Re: sysopen vs. open
by tomfahle (Priest) on May 15, 2009 at 06:07 UTC
      Why do you want to have a file that you know you just created? Most of the time when I want that I really want File::Temp. For locking you have other options available, including flock. You can complain that flock often doesn't work well over networked file systems. But sysopen also doesn't work well on those systems.

      So yes, there is a task that you can do with sysopen that you can't with open. But I have yet to encounter a situation where I thought that sysopen was the best option.

Re: sysopen vs. open
by nikosv (Deacon) on May 15, 2009 at 04:54 UTC
    the advantage of sysopen is the flags that it takes such as O_WRONLY|O_CREAT which allow for finer control. A common misconception is that sysopen creates an unbuffered handle; it does not
Re: sysopen vs. open
by JavaFan (Canon) on May 15, 2009 at 07:25 UTC
    Did you read the manual pages about open, sysopen, and perlopentut?

      ...from reading man pages you only learn, but you don't get XP :)

        I'm not here to get XP, but for the learning.
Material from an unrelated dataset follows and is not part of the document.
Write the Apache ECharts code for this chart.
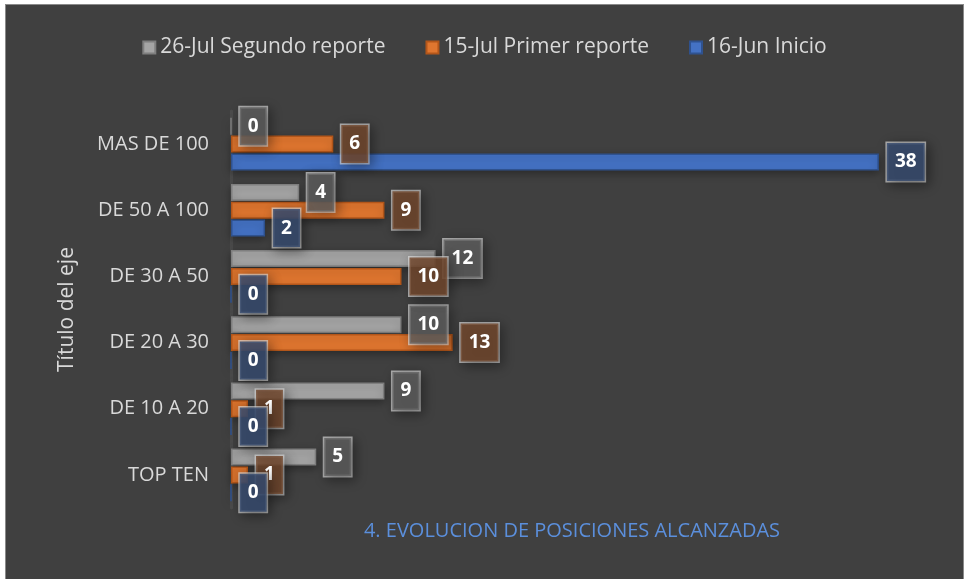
<!DOCTYPE html>
<html>
<head>
<meta charset="utf-8">
<script src="https://cdn.jsdelivr.net/npm/echarts@6/dist/echarts.min.js"></script>
<style>
  html, body { margin: 0; padding: 0; background: #ffffff; }
  #box { position: absolute; left: 5px; top: 4px; width: 959px; height: 580px;
         background: #404040; border: 1px solid #8a8a8a; box-sizing: border-box; }
  #chart { width: 100%; height: 100%; }
</style>
</head>
<body>
<div id="box"><div id="chart"></div></div>
<script>
  // categorias de abajo hacia arriba
  var categorias = ['TOP TEN', 'DE 10 A 20', 'DE 20 A 30', 'DE 30 A 50', 'DE 50 A 100', 'MAS DE 100'];
  var segundoReporte = [5, 9, 10, 12, 4, 0];   // 26-Jul
  var primerReporte = [1, 1, 13, 10, 9, 6];    // 15-Jul
  var inicio = [0, 0, 0, 0, 2, 38];            // 16-Jun

  var fuente = 'Open Sans';

  function etiqueta(fondo) {
    return {
      show: true,
      position: 'right',
      distance: 8,
      color: '#ffffff',
      fontFamily: fuente,
      fontWeight: 'bold',
      fontSize: 19,
      lineHeight: 22,
      backgroundColor: fondo,
      borderColor: 'rgba(230,230,230,0.65)',
      borderWidth: 1.5,
      padding: [8, 8],
      shadowColor: 'rgba(0,0,0,0.45)',
      shadowBlur: 12,
      shadowOffsetX: 3,
      shadowOffsetY: 3
    };
  }

  function serie(nombre, datos, color, borde, fondo) {
    return {
      name: nombre,
      type: 'bar',
      data: datos,
      barWidth: 17,
      barGap: '5%',
      itemStyle: {
        color: color,
        borderColor: borde,
        borderWidth: 1.5,
        shadowColor: 'rgba(0,0,0,0.35)',
        shadowBlur: 8,
        shadowOffsetY: 3
      },
      label: etiqueta(fondo)
    };
  }

  var chart = echarts.init(document.getElementById('chart'));
  chart.setOption({
    backgroundColor: 'transparent',
    animation: false,
    title: {
      text: '4. EVOLUCION DE POSICIONES ALCANZADAS',
      left: 561,
      top: 511,
      textAlign: 'center',
      textStyle: { color: '#5b8fdc', fontFamily: fuente, fontWeight: 'normal', fontSize: 20 }
    },
    legend: {
      top: 27,
      left: 'center',
      itemWidth: 12,
      itemHeight: 12,
      itemGap: 40,
      icon: 'rect',
      textStyle: { color: '#d9d9d9', fontFamily: fuente, fontSize: 21 },
      data: ['26-Jul Segundo reporte', '15-Jul Primer reporte', '16-Jun Inicio']
    },
    grid: { left: 225, right: 50, top: 106, bottom: 75 },
    xAxis: {
      type: 'value',
      min: 0,
      max: 40,
      show: false
    },
    yAxis: {
      type: 'category',
      data: categorias,
      name: 'Título del eje',
      nameLocation: 'middle',
      nameGap: 153,
      nameTextStyle: { color: '#d9d9d9', fontFamily: fuente, fontSize: 21 },
      axisLine: { show: true, lineStyle: { color: '#4c4c4c', width: 3 } },
      axisTick: { show: false },
      axisLabel: { color: '#d9d9d9', fontFamily: fuente, fontSize: 20, margin: 22 }
    },
    series: [
      serie('26-Jul Segundo reporte', segundoReporte, '#a5a5a5', '#7f7f7f', 'rgba(95,95,95,0.8)'),
      serie('15-Jul Primer reporte', primerReporte, '#e0762f', '#b3561a', 'rgba(115,72,45,0.82)'),
      serie('16-Jun Inicio', inicio, '#4472c4', '#2f528f', 'rgba(55,75,110,0.85)')
    ]
  });
</script>
</body>
</html>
There's no point in earning XP if I'm not learning, what will I do with it? :)
      I did read the perlopentut and man pages for open and sysopen. And as jwkrahn mentioned, sysopen is equivalent to C's open, but I'm still not sure what situation is open better than sysopen.
        That depends on your definition of better. Some people consider less typing for common situation to be better. Further more, there are things that can be done with open that cannot be done with sysopen. And there things that can be done with sysopen that cannot be done with open.
      Interestingly, none of those talk about the return values for sysopen. I'm going to guess that a falsey value is a fail.
        obviously, rou read different documentation than I. All three (open, sysopen and perlopentut) explicitly say that undef is returned on failure, which is, as you 'guessed', a falsey value.